= Kirillov model =

In mathematics, the Kirillov model, studied by Kirillov (1963), is a realization of a representation of GL_{2} over a local field on a space of functions on the local field.

If G is the algebraic group GL_{2} and F is a non-Archimedean local field,
and τ is a fixed nontrivial character of the additive group of F
and π is an irreducible representation of G(F), then the Kirillov model for π is
a representation π on a space of locally constant functions f on F^{*} with compact support in F such that
$$\pi\left(\begin{pmatrix}a & b \\ 0 & 1\end{pmatrix}\right)f(x) = \tau(bx)f(ax).$$

Jacquet & Langlands (1970) showed that an irreducible representation of dimension greater than 1 has an essentially unique Kirillov model.
Over a local field, the space of functions with compact support in F^{*} has codimension 0, 1, or 2 in the Kirillov model, depending on whether the irreducible representation is cuspidal, special, or principal.

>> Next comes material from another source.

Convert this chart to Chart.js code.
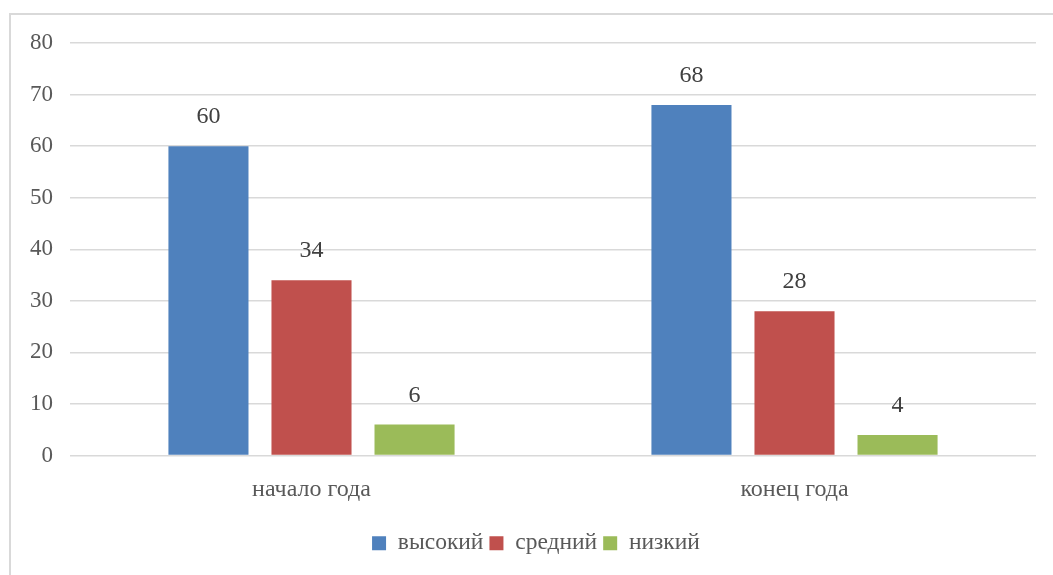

The Whittaker model can be constructed from the Kirillov model, by defining the image W_{ξ} of a vector ξ of the Kirillov model by
W_{ξ}(g) = π(g)ξ(1)
where π(g) is the image of g in the Kirillov model.

Bernstein (1984) defined the Kirillov model for the general linear group GL_{n} using the mirabolic subgroup. More precisely, a Kirillov model for a representation of the general linear group is an embedding of it in the representation of the mirabolic group induced from a non-degenerate character of the group of upper triangular matrices.